Now I have heard GoPro mount breaking on a few occasions, and the camera taking a spectacular tumble, but so far, I haven’t had that happen with my Contour.  We’ll see what happens.

Other camera angles I have seen are with the camera facing the rear, mounted on the helmet … mounted on the seatpost, again looking to the rear.  One thing I can’t do is the chest mount, which GoPro has … there is no chest mount for the Contour.  In the meantime, I’ll keep experimenting.

Uphill Suffer Festival Videos

I’ve been playing around with my Contour helmet cam for several weeks now, and came to the conclusion that it’s more fun to show the pain and suffrage of climbing a hill, rather than the fast descents (although that is a lot of fun too).

Actually, the inspiration for filming suffer videos is bikeforums member freighttraininguphill. I saw a few of her suffer festival uphill videos, and that got me thinking of filming my uphill adventures.

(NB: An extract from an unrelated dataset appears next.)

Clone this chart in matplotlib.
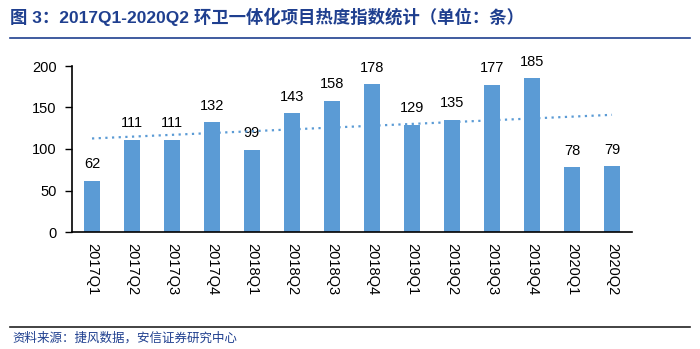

I got a lot of great feedback on my Potrero climb, from the Grand Tour Double.

I decided to climb Redwood Gulch, which had similar grades to Potrero … In other words, double digit grades (from 12-20% grades). I took this video with the handlebar mount, which picked up a lot of road noise … Kind of annoying.

Another steep climb is Moody, and I decided to film this with the helmet mount instead. This is a short but steep climb, and perfectly suited for a suffer video … And you can hear that suffrage too.

I went searching for a mother steep climb, and then I hear people talking about China Grade, so I looked this up …. Hmmm 10% grades for a little over a mile … Ok, I’ll go for that. As you can tell, this was on the handlebar mount.

I’m still undecided on which is the best way to film these. On the one hand, helmet cam won’t pick up all the annoying road noise, but on the other hand, I would have to concentrate on keeping my head up. On steep climbs, you tend to look down on the ground, so that’s where the handlebar mount would be handy.